Obama: I still consider Sandy Hook 'single darkest day of my presidency'
NEW YORK — At an event marking the upcoming 10th anniversary of the 2012 mass shooting at Sandy Hook Elementary School, former President Barack Obama reflected on what he still considers the worst day he spent in office.
“I consider Dec. 14, 2012, the single darkest day of my presidency,” Obama said Tuesday night at the Sandy Hook Promise “10-Year Remembrance” benefit. “Like so many other people I felt not just sorrow but I felt angry, fury in a world that could allow such a thing.”
Twenty-six people — including 20 children, all of them 6 or 7 years old — were killed in the massacre in Newtown, Conn., that day. It remains one of the deadliest school shootings in U.S. history.
Two days after the killings, Obama traveled to Newtown to meet with the families of the victims and address the community, which he has said was equally tough. (“It’s the only time I ever saw Secret Service cry,” he said in 2017, shortly before leaving office.)
Obama said that what followed was “perhaps the most bitter disappointment” of his presidency.
“The closest I came to being cynical was the utter failure of Congress to respond in the immediate aftermath of the Sandy Hook shootings,” he said Tuesday. “To see almost the entire GOP, but also a decent number of Democrats, equivocate and hem and haw and filibuster and ultimately bend yet again to pressure from the gun lobby.
“I would not have blamed the Sandy Hook families for giving up after that,” Obama continued. “I wouldn’t blame them for falling into cynicism and disgust and despair.”
Obama commended Sandy Hook Promise co-founders Mark Barden (whose 7-year-old son, Daniel, was among the children killed at the school) and Nicole Hockley (whose 6-year-old son, Dylan, was among those slain) for their perseverance.
“Mark and Nicole told me then that they would not give up — that ending gun violence would be their life’s work,” Obama said. “And because they didn’t give up, because they and advocates from all across the country refused to give up, President Biden signed into law just this year the first major piece of federal gun safety legislation in nearly three decades.”

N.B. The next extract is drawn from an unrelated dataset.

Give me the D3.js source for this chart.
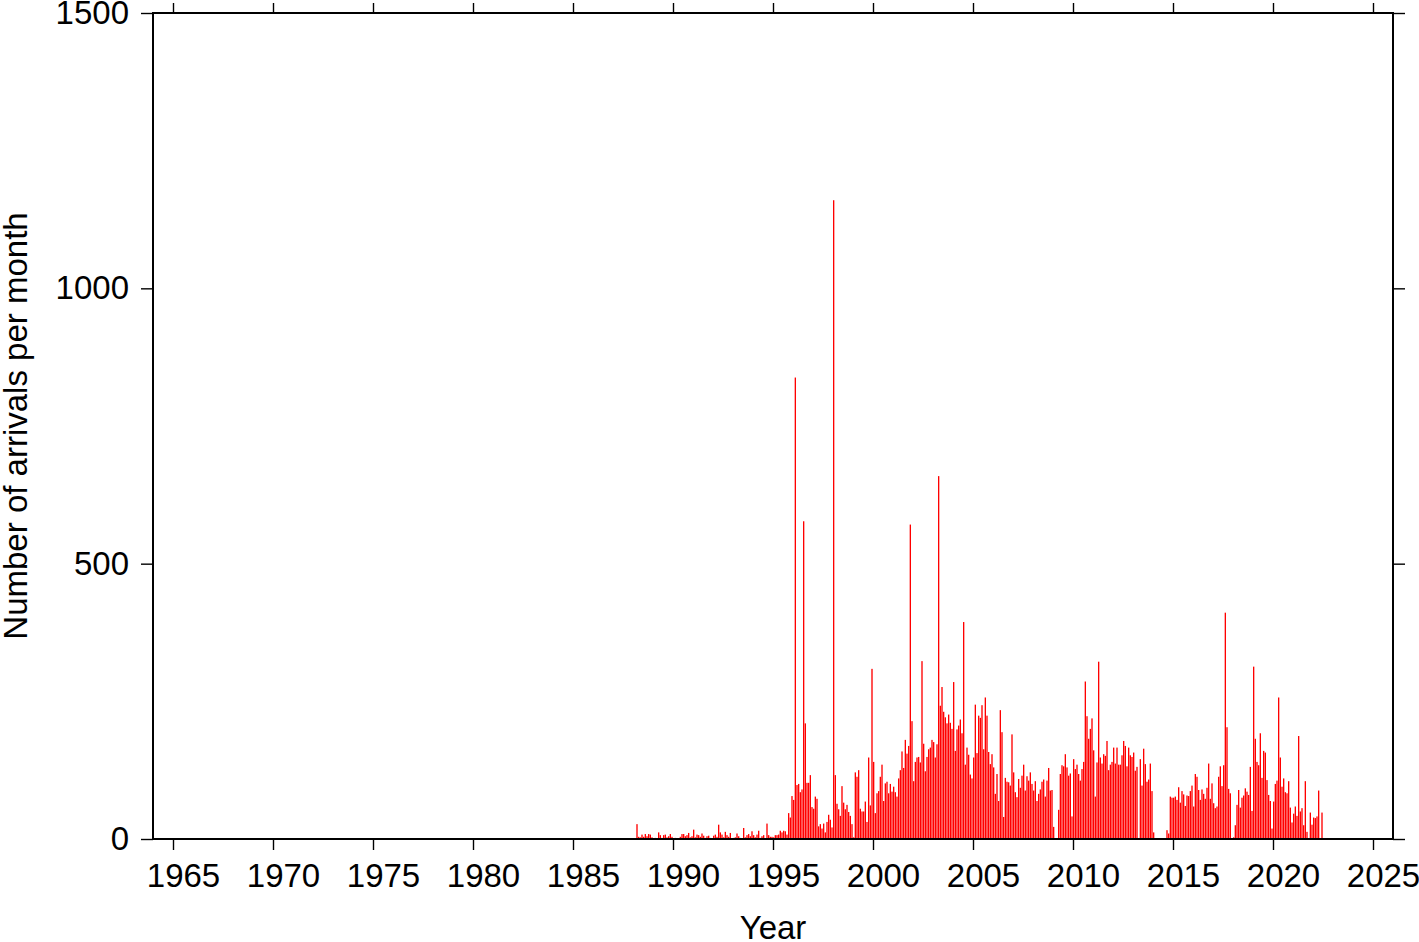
<!DOCTYPE html>
<html>
<head>
<meta charset="utf-8">
<script src="https://cdn.jsdelivr.net/npm/d3@7"></script>
<style>
  html, body { margin: 0; padding: 0; background: #ffffff; }
  svg { display: block; }
  text { font-family: "Liberation Sans", Arial, Helvetica, sans-serif; fill: #000; }
</style>
</head>
<body>
<svg id="chart" width="1419" height="942"></svg>
<script>
// ---- data (monthly arrival counts, starting January 1988) ----
const startYear = 1988;
const arrivals1988_1991 = [
  0, 0, 27, 4, 3, 8, 4, 9, 5, 9, 8, 3,
  0, 2, 0, 12, 7, 2, 7, 8, 3, 5, 9, 4,
  0, 2, 0, 0, 4, 9, 9, 5, 7, 11, 3, 5,
  17, 3, 8, 7, 4, 10, 6, 2, 5, 6, 2, 0
];
const arrivals1992_1995 = [
  6, 8, 4, 26, 12, 8, 3, 13, 7, 4, 11, 0,
  2, 3, 10, 5, 2, 0, 20, 3, 7, 9, 5, 14,
  7, 3, 8, 15, 2, 5, 7, 0, 28, 7, 4, 4,
  3, 7, 7, 8, 15, 12, 15, 14, 8, 47, 39, 78
];
const arrivals1996_1999 = [
  71, 838, 98, 100, 85, 90, 577, 210, 102, 102, 116, 58,
  55, 77, 73, 23, 27, 19, 28, 12, 31, 44, 35, 21,
  1160, 116, 64, 54, 42, 96, 66, 54, 62, 49, 42, 27,
  3, 121, 113, 125, 55, 50, 50, 68, 31, 148, 61, 309
];
const arrivals2000_2003 = [
  140, 47, 83, 87, 113, 135, 69, 101, 104, 83, 100, 86,
  95, 85, 77, 110, 125, 159, 129, 180, 155, 169, 571, 214,
  105, 140, 148, 149, 139, 323, 173, 123, 149, 163, 166, 180,
  176, 148, 172, 659, 242, 276, 231, 221, 210, 226, 211, 200
];
const arrivals2004_2007 = [
  285, 160, 199, 206, 217, 192, 394, 135, 166, 153, 117, 110,
  148, 244, 156, 224, 220, 243, 163, 257, 224, 158, 136, 154,
  130, 82, 118, 69, 234, 194, 40, 111, 104, 103, 97, 190,
  121, 85, 76, 109, 93, 115, 135, 88, 114, 106, 121, 100
];
const arrivals2008_2011 = [
  88, 105, 69, 82, 90, 104, 108, 77, 106, 129, 88, 89,
  22, 0, 0, 53, 118, 134, 132, 154, 130, 115, 119, 41,
  145, 127, 135, 118, 106, 127, 140, 286, 223, 182, 200, 219,
  161, 77, 139, 322, 148, 137, 154, 151, 178, 125, 135, 140
];
const arrivals2012_2015 = [
  166, 137, 166, 135, 135, 152, 178, 169, 132, 166, 152, 149,
  157, 124, 131, 0, 145, 97, 164, 136, 104, 108, 137, 87,
  12, 0, 0, 0, 0, 0, 0, 0, 16, 10, 77, 75,
  75, 77, 71, 94, 66, 87, 81, 60, 79, 78, 87, 97
];
const arrivals2016_2019 = [
  59, 118, 113, 89, 71, 90, 82, 73, 93, 137, 73, 101,
  65, 56, 59, 113, 132, 96, 134, 411, 203, 91, 83, 0,
  3, 25, 62, 89, 57, 75, 79, 92, 86, 80, 131, 51,
  313, 182, 140, 134, 192, 111, 160, 157, 107, 80, 69, 19
];
const arrivals2020_2022 = [
  68, 100, 106, 257, 148, 95, 110, 85, 83, 105, 57, 30,
  46, 59, 42, 187, 50, 56, 25, 105, 13, 0, 48, 26,
  39, 38, 41, 88, 0, 48
];
const monthlyArrivals = [].concat(
  arrivals1988_1991, arrivals1992_1995, arrivals1996_1999, arrivals2000_2003,
  arrivals2004_2007, arrivals2008_2011, arrivals2012_2015, arrivals2016_2019,
  arrivals2020_2022
);
const xTickYears = [1965, 1970, 1975, 1980, 1985, 1990, 1995, 2000, 2005, 2010, 2015, 2020, 2025];
const yTickValues = [0, 500, 1000, 1500];
const xDomain = [1964, 2026];
const yDomain = [0, 1500];
const xTitle = "Year";
const yTitle = "Number of arrivals per month";

(function draw() {
  const svg = d3.select("#chart");
  const pl = 153, pr = 1393, pt = 13, pb = 839;
  const x = d3.scaleLinear().domain(xDomain).range([pl, pr]);
  const y = d3.scaleLinear().domain(yDomain).range([pb, pt]);
  const monthW = x(xDomain[0] + 1 / 12) - x(xDomain[0]);
  const barW = monthW * 0.8;
  const fontSize = 33;

  const rows = monthlyArrivals.map((v, i) => ({ t: startYear + i / 12, v }));

  svg.append("g")
    .selectAll("rect")
    .data(rows.filter(d => d.v > 0))
    .join("rect")
    .attr("x", d => x(d.t))
    .attr("width", barW)
    .attr("y", d => y(d.v))
    .attr("height", d => y(0) - y(d.v))
    .attr("fill", "#ff0000");

  function styleAxis(g) {
    g.select(".domain").remove();
    g.selectAll(".tick line").attr("stroke", "#000").attr("stroke-width", 1.4);
    g.selectAll(".tick text")
      .style("font-family", '"Liberation Sans", Arial, Helvetica, sans-serif')
      .style("font-size", fontSize + "px")
      .attr("fill", "#000");
  }

  svg.append("g")
    .attr("transform", `translate(0,${pb})`)
    .call(d3.axisBottom(x).tickValues(xTickYears).tickFormat(d3.format("d")).tickSize(11).tickPadding(14))
    .call(styleAxis)
    .call(g => g.selectAll(".tick text").attr("x", 10));

  svg.append("g")
    .attr("transform", `translate(0,${pt})`)
    .call(d3.axisTop(x).tickValues(xTickYears).tickFormat("").tickSize(10))
    .call(styleAxis);

  svg.append("g")
    .attr("transform", `translate(${pl},0)`)
    .call(d3.axisLeft(y).tickValues(yTickValues).tickFormat(d3.format("d")).tickSize(12).tickPadding(12))
    .call(styleAxis);

  svg.append("g")
    .attr("transform", `translate(${pr},0)`)
    .call(d3.axisRight(y).tickValues(yTickValues).tickFormat("").tickSize(12))
    .call(styleAxis);

  svg.append("rect")
    .attr("x", pl).attr("y", pt)
    .attr("width", pr - pl).attr("height", pb - pt)
    .attr("fill", "none").attr("stroke", "#000").attr("stroke-width", 2);

  svg.append("text")
    .attr("x", (pl + pr) / 2).attr("y", 939)
    .attr("text-anchor", "middle")
    .style("font-size", fontSize + "px")
    .text(xTitle);

  svg.append("text")
    .attr("transform", `translate(27,${(pt + pb) / 2}) rotate(-90)`)
    .attr("text-anchor", "middle")
    .style("font-size", fontSize + "px")
    .text(yTitle);
})();
</script>
</body>
</html>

In June, following the shootings in Buffalo, N.Y., and Uvalde, Texas, Biden signed bipartisan legislation that bolstered mental health programs and closed the so-called boyfriend loophole, under which unmarried people convicted of domestic abuse could still obtain weapons. But the package did not include many of the tougher restrictions that advocates had called for, including banning AR-15-style rifles, raising the purchasing age on such weapons to 21 and background checks for all gun transactions.
And while the gala event Tuesday was meant to be celebratory, Obama said efforts to end gun violence are not over.
“In 2022, there has not been a single week — not one — without a mass shooting somewhere in America,” he said. “We pretend that the best we can do for the families of Sandy Hook, Parkland and Virginia Tech and so many other communities is to tinker around the edges and then offer rote recitations of our thoughts and our prayers when violence explodes once again.
“So I will admit it, I still get angry ... every time I read about the latest senseless shooting,” Obama said. “Whether it is in a church or a synagogue, in a grocery store or on a college campus or in a home or on a city street ... I still feel anger. And I hope you do too.
“This is a celebration of extraordinary work by extraordinary people,” he added. “But we should still feel some sense of outrage.”
Obama ended his remarks the same way he concluded his speech in Newtown nearly 10 years ago: reading the names of each of those killed.
“The souls that were lost that day, those of 20 beautiful children and six courageous adults,” he said. “Their souls remain part of us.”